La Modernidad, si seguimos la línea de razonamiento de Heidegger, podría interpretarse como una época en la que la facultad de imaginar, la capacidad para generar una imagen del mundo, se habría elevado hasta el paroxismo, pasando de una visión de la realidad mundana como algo dado, ese ens creatum medieval ajeno al papel de la humanidad, a otra en la que el espíritu creativo del hombre, derivado de su imaginación, se volvería un elemento fundamental de su representación general, parte de la escena teatral interpretada. La humanidad, en definitiva, pasaría a cobrar un papel activo y vital en la creación de su mundo, explotando así las potencialidades de realización de cualquiera de las ensoñaciones de su hermoso espíritu generador e imaginativo. Desde mi perspectiva, algo así entraña una belleza extraordinaria, pues hace que los seres humanos sean dueños de su destino, capaces  de encontrar, aunque quizás no sin errores, su ansiada liberación, el escurridizo y eterno ideal de libertad postulado desde tiempos arcanos.

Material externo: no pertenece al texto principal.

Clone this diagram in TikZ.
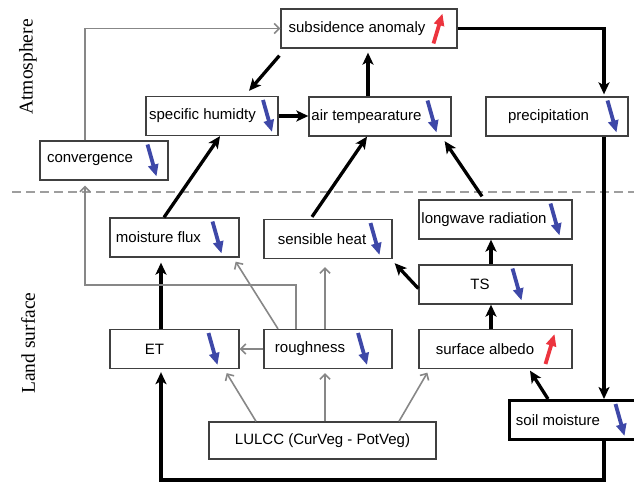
\documentclass[tikz,border=0pt]{standalone}
\usepackage{fontspec}
\setmainfont{Liberation Sans}
\newfontfamily\sidefont{Liberation Serif}
\usetikzlibrary{arrows.meta, positioning, calc}
\definecolor{trendblue}{RGB}{62,72,168}
\definecolor{trendred}{RGB}{236,52,62}

\newcommand{\trenddown}[2]{\draw[fall] ([xshift=#2-4.5pt,yshift=16pt]#1.center) -- ([xshift=#2+4.5pt,yshift=-16pt]#1.center);}
\newcommand{\trendup}[2]{\draw[rise] ([xshift=#2-4.5pt,yshift=-15pt]#1.center) -- ([xshift=#2+4.5pt,yshift=15pt]#1.center);}

\begin{document}
\begin{tikzpicture}[
        x=1pt, y=-1pt,
        every node/.style={font=\fontsize{15}{18}\selectfont},
        box/.style={rectangle, draw=black!75, line width=1.3pt, minimum height=39pt, inner xsep=0pt, inner ysep=2pt},
        soil/.style={draw=black, line width=3pt},
        side/.style={rotate=90, font=\sidefont\fontsize{19.5}{22}\selectfont},
        line/.style={draw, line width=3.3pt, -{Stealth[length=12pt, width=11pt, inset=3pt]}},
        grayline/.style={draw=black!47, line width=1.6pt, -{Straight Barb[length=5pt, width=10pt]}},
        fall/.style={draw=trendblue, line width=3.8pt, -{Triangle[length=12pt, width=10pt]}},
        rise/.style={draw=trendred, line width=3.8pt, -{Triangle[length=12pt, width=10pt]}},
    ]
    \useasboundingbox (0,0) rectangle (634,487);

    % Side labels and divider
    \node [side] (atm) at (28,67) {Atmosphere};
    \node [side] (land) at (28,343) {Land surface};
    \draw [black!38, line width=1.4pt, dash pattern=on 9pt off 5pt] (12,192) -- (634,192);

    % Nodes
    \node [box, minimum width=176pt] (subs) at (369,28.5) {subsidence anomaly\hspace*{24pt}};
    \node [box, minimum width=132pt] (spec) at (212,116) {specific humidty\hspace*{19pt}};
    \node [box, minimum width=142pt] (air) at (380,116.5) {air tempearature\hspace*{27pt}};
    \node [box, minimum width=142pt] (precip) at (557,116.5) {precipitation\hspace*{17pt}};
    \node [box, minimum width=128pt] (conv) at (104,160.5) {convergence\hspace*{28pt}};
    \node [box, minimum width=129pt] (ET) at (174.5,349) {ET\hspace*{40pt}};
    \node [box, minimum width=129pt, node distance=111.5pt, above of=ET] (mflux) {moisture flux\hspace*{32pt}};
    \node [box, minimum width=128pt, node distance=153.5pt, right of=ET] (rough) {roughness\hspace*{36pt}};
    \node [box, minimum width=128pt, node distance=110pt, above of=rough] (sens) {sensible heat\hspace*{12pt}};
    \node [box, minimum width=153pt, node distance=167.5pt, right of=rough] (albedo) {surface albedo\hspace*{21pt}};
    \node [box, minimum width=153pt, node distance=64.5pt, above of=albedo] (TS) {TS\hspace*{31pt}};
    \node [box, minimum width=153pt, node distance=65pt, above of=TS] (lw) {longwave radiation\hspace*{23pt}};
    \node [box, soil, minimum width=127pt] (soilm) at (572.5,420) {soil moisture\hspace*{29pt}};
    \node [box, minimum width=227pt, minimum height=37pt] (lulcc) at (322.5,440.5) {LULCC (CurVeg - PotVeg)};

    % Trend arrows
    \trendup{subs}{69pt}
    \trenddown{spec}{55.5pt}
    \trenddown{air}{52pt}
    \trenddown{precip}{55pt}
    \trenddown{conv}{48pt}
    \trenddown{mflux}{42.5pt}
    \trenddown{sens}{47pt}
    \trenddown{lw}{59.5pt}
    \trenddown{TS}{21.5pt}
    \trenddown{ET}{38.5pt}
    \trenddown{rough}{34.5pt}
    \trendup{albedo}{54.5pt}
    \trenddown{soilm}{47.5pt}

    % Black arrows
    \path [line] ([xshift=-1pt,yshift=-7pt]subs.south west) -- ([xshift=37pt,yshift=5pt]spec.north);
    \path [line] (spec.east) -- (spec.east -| air.west);
    \path [line] ([xshift=-12pt]air.north) -- ([xshift=-12pt,yshift=-4pt]air.north |- subs.south);
    \path [line] (subs.east) -| ([xshift=47pt,yshift=2pt]precip.north);
    \path [line] ([xshift=47pt]precip.south) -- ([xshift=47pt]precip.south |- soilm.north);
    \path [line] ([xshift=31.5pt]soilm.south) -- ++(0,39) -| ([xshift=-13.5pt,yshift=-3pt]ET.south);
    \path [line] ([xshift=-24.5pt]soilm.north) -- ([xshift=34.5pt,yshift=-1.5pt]albedo.south);
    \path [line] ([xshift=-4.5pt]albedo.north) -- ([xshift=-4.5pt]TS.south);
    \path [line] ([xshift=-4.5pt]TS.north) -- ([xshift=-4.5pt]lw.south);
    \path [line] ([yshift=-4pt]TS.west) -- ([xshift=2pt,yshift=-4pt]sens.south east);
    \path [line] ([xshift=-13.5pt,yshift=3pt]lw.north) -- ([xshift=-7pt,yshift=-4.5pt]air.south east);
    \path [line] ([xshift=-16pt,yshift=2pt]sens.north) -- ([xshift=-13pt]air.south);
    \path [line] ([xshift=-10.5pt]mflux.north) -- ([xshift=8pt]spec.south);
    \path [line] ([xshift=-13.5pt]ET.north) -- ([xshift=-13.5pt,yshift=-5pt]mflux.south);

    % Gray arrows
    \path [grayline] ([xshift=-19pt]conv.north) |- (subs.west);
    \path [grayline] (rough.west) -- (rough.west -| ET.east);
    \path [grayline] ([xshift=-50pt]rough.north) -- ([xshift=-4pt,yshift=-4pt]mflux.south east);
    \path [grayline] ([xshift=-32pt]rough.north) -- ++(0,-44) -| ([xshift=-19pt,yshift=-5pt]conv.south);
    \path [grayline] ([xshift=-3pt]rough.north) -- ([xshift=-3pt,yshift=-8pt]sens.south);
    \path [grayline] ([xshift=-66.5pt]lulcc.north) -- ([xshift=-13pt,yshift=-4pt]ET.south east);
    \path [grayline] ([xshift=2.5pt]lulcc.north) -- ([xshift=-3pt,yshift=-4pt]rough.south);
    \path [grayline] ([xshift=76.5pt]lulcc.north) -- ([xshift=9pt,yshift=-3.5pt]albedo.south west);

\end{tikzpicture}
\end{document}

Kant, en su Crítica de la razón pura, dice que la imaginación es «la facultad de representar un objeto en la intuición incluso “cuando este no se halla presente”». Con esta representación de lo ausente, el pensamiento bate sus alas para salir de lo estrictamente real y poder introducirse en el terreno de lo potencial, la dimensión de los sueños y las aspiraciones más deseables y beneficiosas, un mundo en subjuntivo. En el seno de la esencia de la imaginación gobierna con fervoroso poderío el deseo; a su vez, en el camino hacia su materialización se halla el esfuerzo de la razón por ordenar las ideas y elementos de una realidad en potencia con el fin de dar a luz un mundo nuevo y diferente, una imagen que, basándose en los rudimentos lógicos del mundo en indicativo en oposición al cual fue primordialmente engendrada, se despliega más allá de él, trascendiéndolo para asentarse en un plano de incertidumbre optimista, de utopía potencial. Esta, en forma de leibniziano mundo posible, nos permite pensar que lo bello y lo bueno, ese καλὸς κἀγαθός cuyos ecos resuenan tanto en Heródoto como en Platón, está todavía por llegar. Solo una imaginación generativa nos permite soñar y ponernos como objetivo común aquello que puede hacernos progresar, avanzar hacia un mundo en el que algunos ideales antaño irrealizables logren hipostasiarse en beneficio universal. De este modo, creo que la humanidad, gracias a esta habilidad suya para desplegar una imaginación trascendental, amplificativa y generativa, en conjunción con la colección de saberes expansivos cuyo papel a la hora de establecer posibilidades materiales y epistemológicas se ha revelado fundamental, ha sido capaz de construir mundos soñados y concretar conocimientos ni siquiera contemplados en pasados no muy remotos. Recordemos aquella siesta de Kekulé frente al calor de la chimenea que revolucionó la química orgánica y frustró la primera de todas las meditaciones de la metafísica racionalista cartesiana… Valoremos el impulso de la imaginación.